**What you have to do**
Write out the opening lines of the data word for word, up to and including the line with "import * as", and leave every picture and every later line out.

::: Input rows

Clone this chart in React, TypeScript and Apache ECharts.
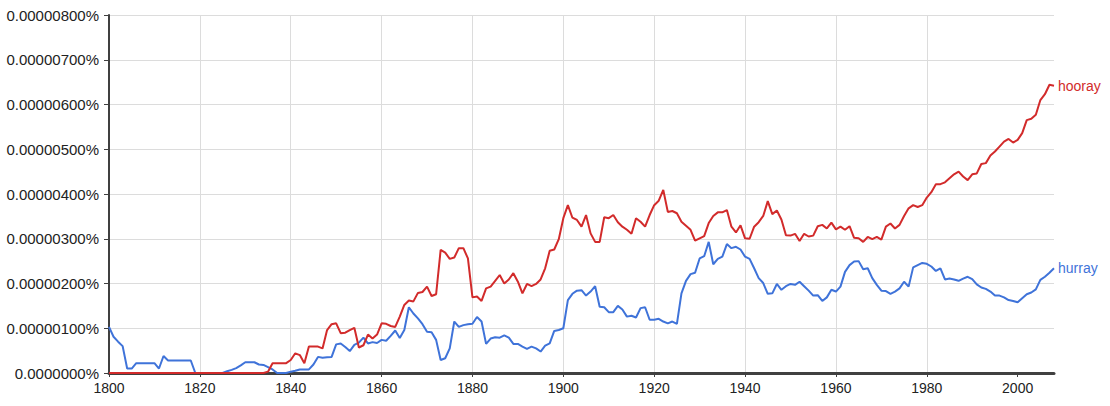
import React, { useEffect, useRef } from "react";
import * as echarts from "echarts";

// Google Ngram style: frequency in units of 0.000001 %
const FIRST_YEAR = 1800;
const LAST_YEAR = 2008;
const X_TICK_LABELS = [1800, 1820, 1840, 1860, 1880, 1900, 1920, 1940, 1960, 1980, 2000];
const SERIES_NAMES = ["hurray", "hooray"];

const hurray = [
  1.03, 0.81, 0.70, 0.60, 0.10, 0.10, 0.22, 0.22, 0.22, 0.22, // 1800
  0.22, 0.10, 0.38, 0.28, 0.28, 0.28, 0.28, 0.28, 0.28, 0.00, // 1810
  0.00, 0.00, 0.00, 0.00, 0.00, 0.00, 0.04, 0.07, 0.11, 0.17, // 1820
  0.24, 0.24, 0.24, 0.19, 0.18, 0.13, 0.08, 0.00, 0.00, 0.00, // 1830
  0.03, 0.05, 0.08, 0.08, 0.08, 0.19, 0.36, 0.34, 0.35, 0.36, // 1840
  0.64, 0.66, 0.58, 0.49, 0.63, 0.68, 0.79, 0.66, 0.69, 0.67, // 1850
  0.74, 0.72, 0.83, 0.95, 0.78, 0.96, 1.47, 1.33, 1.22, 1.09, // 1860
  0.92, 0.91, 0.74, 0.29, 0.33, 0.55, 1.15, 1.03, 1.07, 1.09, // 1870
  1.10, 1.25, 1.15, 0.65, 0.77, 0.80, 0.79, 0.84, 0.79, 0.65, // 1880
  0.65, 0.59, 0.54, 0.59, 0.55, 0.48, 0.61, 0.66, 0.94, 0.96, // 1890
  1.00, 1.63, 1.77, 1.84, 1.85, 1.73, 1.82, 1.94, 1.48, 1.47, // 1900
  1.36, 1.36, 1.50, 1.42, 1.26, 1.28, 1.24, 1.45, 1.47, 1.19, // 1910
  1.19, 1.21, 1.15, 1.11, 1.15, 1.10, 1.78, 2.06, 2.21, 2.24, // 1920
  2.56, 2.61, 2.93, 2.43, 2.55, 2.60, 2.88, 2.79, 2.82, 2.76, // 1930
  2.60, 2.55, 2.34, 2.12, 2.01, 1.77, 1.78, 1.99, 1.86, 1.94, // 1940
  1.99, 1.97, 2.04, 1.94, 1.84, 1.73, 1.74, 1.61, 1.69, 1.86, // 1950
  1.82, 1.93, 2.26, 2.41, 2.49, 2.50, 2.32, 2.34, 2.12, 1.97, // 1960
  1.84, 1.83, 1.77, 1.82, 1.89, 2.04, 1.93, 2.36, 2.41, 2.46, // 1970
  2.44, 2.38, 2.28, 2.34, 2.09, 2.11, 2.09, 2.06, 2.11, 2.15, // 1980
  2.10, 1.98, 1.91, 1.88, 1.82, 1.73, 1.73, 1.69, 1.63, 1.61, // 1990
  1.58, 1.67, 1.76, 1.80, 1.87, 2.08, 2.15, 2.24, 2.34,       // 2000
];

const hooray = [
  0, 0, 0, 0, 0, 0, 0, 0, 0, 0, // 1800
  0, 0, 0, 0, 0, 0, 0, 0, 0, 0, // 1810
  0, 0, 0, 0, 0, 0, 0, 0, 0, 0, // 1820
  0, 0, 0, 0, 0, 0.03, 0.22, 0.22, 0.22, 0.22, // 1830
  0.29, 0.44, 0.40, 0.22, 0.59, 0.59, 0.59, 0.55, 0.96, 1.09, // 1840
  1.11, 0.89, 0.90, 0.96, 1.01, 0.57, 0.62, 0.86, 0.77, 0.86, // 1850
  1.11, 1.10, 1.05, 1.03, 1.26, 1.52, 1.62, 1.60, 1.79, 1.81, // 1860
  1.93, 1.72, 1.76, 2.75, 2.69, 2.55, 2.58, 2.79, 2.79, 2.56, // 1870
  1.69, 1.71, 1.61, 1.89, 1.93, 2.06, 2.19, 2.00, 2.09, 2.23, // 1880
  2.04, 1.78, 1.99, 1.94, 1.99, 2.09, 2.34, 2.73, 2.76, 2.99, // 1890
  3.46, 3.75, 3.47, 3.42, 3.27, 3.53, 3.12, 2.93, 2.93, 3.48, // 1900
  3.46, 3.53, 3.37, 3.27, 3.20, 3.11, 3.46, 3.38, 3.27, 3.53, // 1910
  3.75, 3.85, 4.09, 3.60, 3.62, 3.57, 3.38, 3.29, 3.20, 2.96, // 1920
  3.01, 3.06, 3.35, 3.51, 3.59, 3.59, 3.64, 3.27, 3.14, 3.30, // 1930
  3.01, 3.00, 3.27, 3.37, 3.51, 3.84, 3.55, 3.63, 3.43, 3.08, // 1940
  3.07, 3.11, 2.95, 3.11, 3.05, 3.07, 3.28, 3.31, 3.23, 3.36, // 1950
  3.21, 3.27, 3.20, 3.28, 3.02, 3.01, 2.93, 3.04, 2.99, 3.04, // 1960
  2.98, 3.27, 3.34, 3.23, 3.31, 3.51, 3.68, 3.75, 3.71, 3.75, // 1970
  3.92, 4.04, 4.22, 4.22, 4.26, 4.35, 4.44, 4.50, 4.39, 4.31, // 1980
  4.44, 4.46, 4.67, 4.69, 4.86, 4.95, 5.06, 5.17, 5.23, 5.15, // 1990
  5.21, 5.36, 5.65, 5.68, 5.77, 6.10, 6.23, 6.44, 6.42,       // 2000
];

const COLORS = { hurray: "#3f73d9", hooray: "#d22b2b" };

function pairs(values: number[]) {
  return values.map((v, i) => [FIRST_YEAR + i, v]);
}

function yLabel(v: number) {
  if (v === 0) return "0.0000000%";
  return (v * 1e-6).toFixed(8) + "%";
}

export default function App() {
  const ref = useRef<HTMLDivElement>(null);
  useEffect(() => {
    if (!ref.current) return;
    const chart = echarts.init(ref.current, null, { renderer: "svg" });
    const font = "'Liberation Sans', Arial, sans-serif";
    const mk = (name: string, values: number[]) => ({
      name,
      type: "line",
      data: pairs(values),
      showSymbol: false,
      symbol: "none",
      lineStyle: { width: 2, color: (COLORS as any)[name] },
      itemStyle: { color: (COLORS as any)[name] },
      endLabel: {
        show: true,
        formatter: "{a}",
        color: (COLORS as any)[name],
        fontFamily: font,
        fontSize: 14,
        distance: 4,
      },
      emphasis: { disabled: true },
    });
    chart.setOption({
      animation: false,
      backgroundColor: "#ffffff",
      grid: { left: 109, right: 56, top: 15, bottom: 33, containLabel: false },
      xAxis: {
        type: "value",
        min: FIRST_YEAR,
        max: LAST_YEAR,
        interval: 20,
        axisLine: { show: true, onZero: false, lineStyle: { color: "#404040", width: 3 } },
        axisTick: {
          show: true,
          length: 4,
          customValues: X_TICK_LABELS,
          lineStyle: { color: "#404040", width: 1 },
        },
        axisLabel: {
          customValues: X_TICK_LABELS,
          color: "#222",
          fontFamily: font,
          fontSize: 14,
          margin: 8,
          formatter: (v: number) => String(v),
        },
        splitLine: {
          show: true,
          showMaxLine: false,
          showMinLine: false,
          lineStyle: { color: "#dcdcdc", width: 1 },
        },
      },
      yAxis: {
        type: "value",
        min: 0,
        max: 8,
        interval: 1,
        axisLine: { show: true, lineStyle: { color: "#404040", width: 2 } },
        axisTick: { show: true, length: 5, lineStyle: { color: "#404040", width: 1 } },
        axisLabel: {
          color: "#222",
          fontFamily: font,
          fontSize: 15,
          margin: 10,
          formatter: yLabel,
        },
        splitLine: { show: true, lineStyle: { color: "#dcdcdc", width: 1 } },
      },
      series: [mk(SERIES_NAMES[0], hurray), mk(SERIES_NAMES[1], hooray)],
    });
    return () => chart.dispose();
  }, []);
  return (
    <div
      ref={ref}
      style={{ position: "fixed", left: 0, top: 0, width: 1110, height: 406 }}
    />
  );
}
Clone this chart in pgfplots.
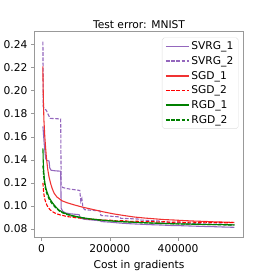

::::::

**Exercise response**
Clone this chart in React, TypeScript and Apache ECharts.
import React, { useEffect, useRef } from "react";
import * as echarts from "echarts";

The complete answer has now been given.